Zulat Founder Zehava Galon’s Remarks at Solidarity Festival’s Opening Ceremony (4 December 2024)
Shalom to all,
I am very pleased to stand here this evening at the Solidarity Festival, the only festival in Israel dedicated to activism and human rights. I would like to extend my gratitude to Danny Wilensky, the founder and director of the festival, to Gidi Aviv, the artistic director, and to the entire festival team and our partners who are here with us tonight.
“Festival” is a peculiar word, especially in the context of cinema focused on human rights. Human rights often remain invisible until they are trampled over, and if we talk about them, it’s likely because they are being trampled – and they are. We know this.
How do we carry on knowing that the government is condemning our hostages to death? How do we continue in the face of the starvation in northern Gaza? How do we pursue our struggle against the regime revolution?

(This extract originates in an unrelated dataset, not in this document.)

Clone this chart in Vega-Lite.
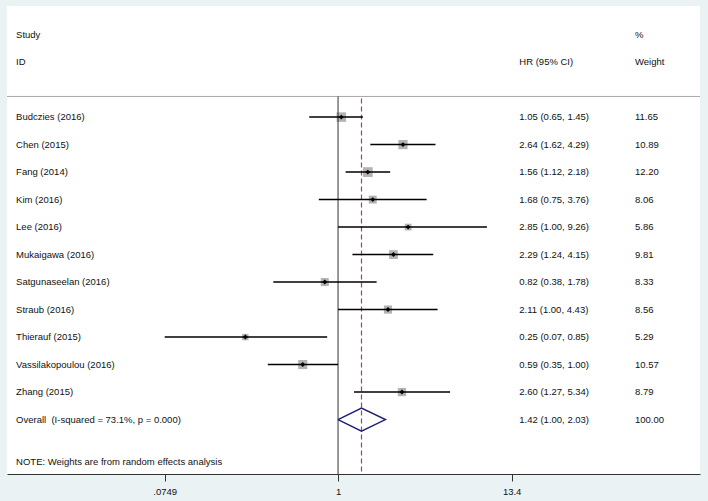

Human rights violations have been amassing into a dreadful tangle of fear and hardship, and many people prefer to avert their gaze, maybe in the hope that this wave will pass them over. However, such waves don’t disappear on their own, and the reality demands that we face it head-on.
This festival began in 2011, the year of the social justice protests. Remember? It’s hard to recall today the demand for “social justice.” It drowned in Operation Pillar of Defense, Operation Protective Edge, Operation Guardian of the Walls, and after the horrific massacre of October 7th. That’s what happens when we fear confronting reality: We are doomed to relive it in endless loops of despair and fear.
Even now, at a time when talking about art and human rights seems frivolous, those who have come here tonight know that it is the opposite of frivolity. It is about taking an hour, two, or three to see what people have to say about the reality through films, to try to deeply understand a piece of it and then interpret it. It is an enormous gesture of faith in humanity.
Cinema demands more than vision, aesthetic sensibility, and cinematic skill. Cinema is an expensive endeavor. Films cost money, which is why it is so easy to intimidate filmmakers. Without money, there’s no production. That’s why governments worldwide, and certainly in Israel, first target cinema, theater, and television.
Intimidating artists has always been a pastime of Netanyahu’s governments. To label them as traitors, tell them what kinds of films they should make, what they should care about and how they should express it. It’s incredibly difficult to create in this kind of atmosphere.
It’s hard, and it’s frightening to know that your country will not only fail to support you but may even target you.
Too many artists in Israel have experienced this. It recently happened to the creators of the film Lod, which will be screened in this festival. An earlier screening was banned by the police at the request of Culture Minister Miki Zohar. They are just the latest in a line of creators whom this government has tried to silence, just as it has been trying to muzzle the free media in a bid to annihilate it.
Thus, every film here is a tremendous act of faith. And in a year when it would have been so easy to despair, the Israeli public has shown what it’s made of. I look at the audience here tonight and think: sometimes, that faith is justified and there is reason to be proud.
Thank you for coming. And thank you all for this festival. It’s hard to put into words just how important it is.